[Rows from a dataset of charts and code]

=======

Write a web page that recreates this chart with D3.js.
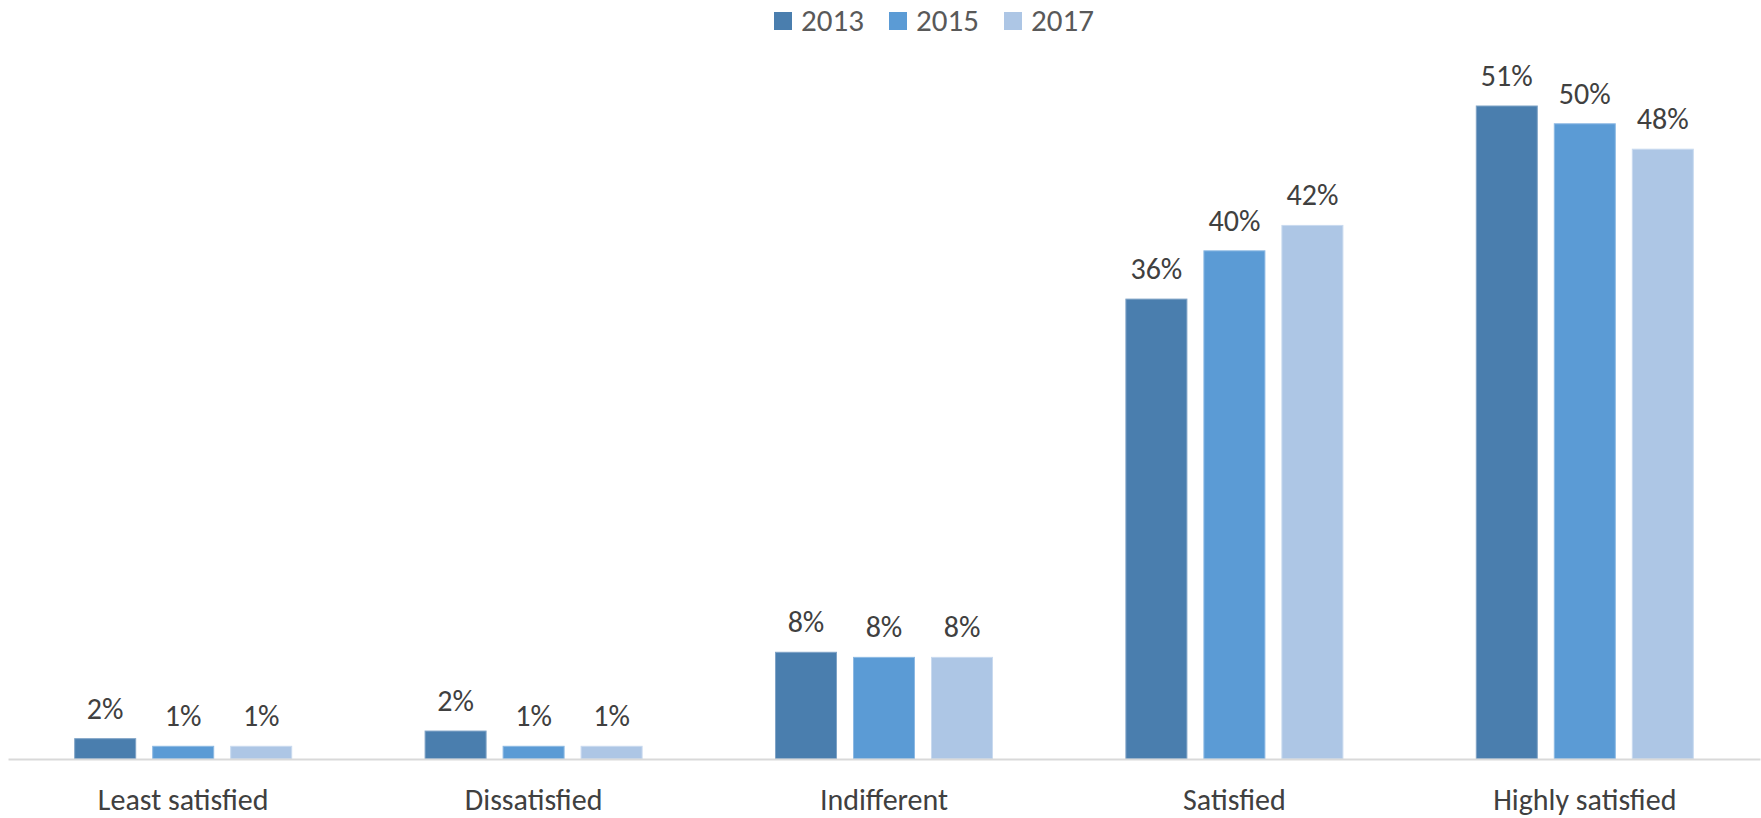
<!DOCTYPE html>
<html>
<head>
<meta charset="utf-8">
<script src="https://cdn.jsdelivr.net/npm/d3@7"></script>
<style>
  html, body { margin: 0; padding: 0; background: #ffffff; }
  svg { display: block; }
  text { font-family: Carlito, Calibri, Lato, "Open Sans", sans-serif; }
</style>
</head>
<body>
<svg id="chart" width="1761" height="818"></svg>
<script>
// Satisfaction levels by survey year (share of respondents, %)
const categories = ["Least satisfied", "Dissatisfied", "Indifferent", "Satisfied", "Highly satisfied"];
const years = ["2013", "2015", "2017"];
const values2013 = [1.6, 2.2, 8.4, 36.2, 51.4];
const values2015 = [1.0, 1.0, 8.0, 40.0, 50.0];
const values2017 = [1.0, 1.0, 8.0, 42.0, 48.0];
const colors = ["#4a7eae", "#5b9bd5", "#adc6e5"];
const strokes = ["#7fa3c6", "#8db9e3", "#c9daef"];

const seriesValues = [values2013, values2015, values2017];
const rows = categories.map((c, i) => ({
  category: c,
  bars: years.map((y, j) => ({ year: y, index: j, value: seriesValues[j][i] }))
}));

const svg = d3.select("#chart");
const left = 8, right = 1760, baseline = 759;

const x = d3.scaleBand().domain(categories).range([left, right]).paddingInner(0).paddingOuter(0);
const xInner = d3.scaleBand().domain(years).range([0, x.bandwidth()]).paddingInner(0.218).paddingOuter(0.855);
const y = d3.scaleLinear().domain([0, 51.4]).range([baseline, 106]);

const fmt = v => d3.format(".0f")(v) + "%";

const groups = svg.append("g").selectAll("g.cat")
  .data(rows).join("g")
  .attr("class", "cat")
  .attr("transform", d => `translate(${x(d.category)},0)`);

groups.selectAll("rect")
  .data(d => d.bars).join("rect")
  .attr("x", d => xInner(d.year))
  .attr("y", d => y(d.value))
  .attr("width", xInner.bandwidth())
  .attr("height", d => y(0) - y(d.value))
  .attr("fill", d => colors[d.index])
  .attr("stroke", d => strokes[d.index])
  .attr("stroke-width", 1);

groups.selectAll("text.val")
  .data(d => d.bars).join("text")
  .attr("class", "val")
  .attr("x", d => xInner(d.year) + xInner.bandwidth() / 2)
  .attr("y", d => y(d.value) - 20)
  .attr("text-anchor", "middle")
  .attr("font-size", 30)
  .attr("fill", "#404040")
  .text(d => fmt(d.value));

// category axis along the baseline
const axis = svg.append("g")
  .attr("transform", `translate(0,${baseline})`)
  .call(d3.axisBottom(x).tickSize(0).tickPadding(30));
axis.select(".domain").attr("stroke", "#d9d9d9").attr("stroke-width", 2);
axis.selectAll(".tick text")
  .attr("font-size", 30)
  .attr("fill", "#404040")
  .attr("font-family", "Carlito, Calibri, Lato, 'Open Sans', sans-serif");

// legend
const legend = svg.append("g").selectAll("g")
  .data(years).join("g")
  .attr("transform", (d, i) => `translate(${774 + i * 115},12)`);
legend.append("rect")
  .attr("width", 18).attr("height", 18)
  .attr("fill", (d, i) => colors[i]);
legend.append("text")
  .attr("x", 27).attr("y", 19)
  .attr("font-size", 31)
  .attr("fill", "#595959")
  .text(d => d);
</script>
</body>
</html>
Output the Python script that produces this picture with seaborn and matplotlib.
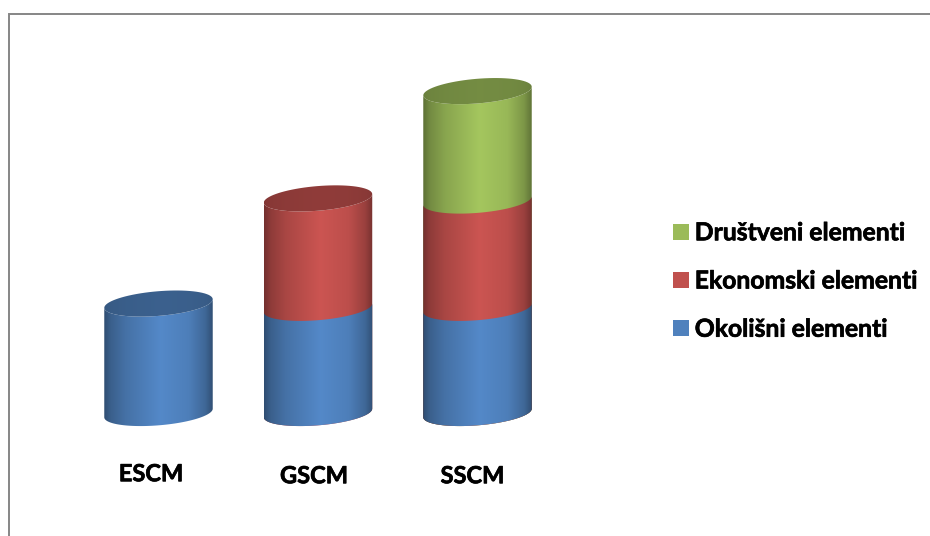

=======

- [What you have to do]: Out of the preceding entries, pull every line containing the string "this".

- [Solution]:
Write a web page that recreates this chart with D3.js.
Output the Python script that produces this picture with seaborn and matplotlib.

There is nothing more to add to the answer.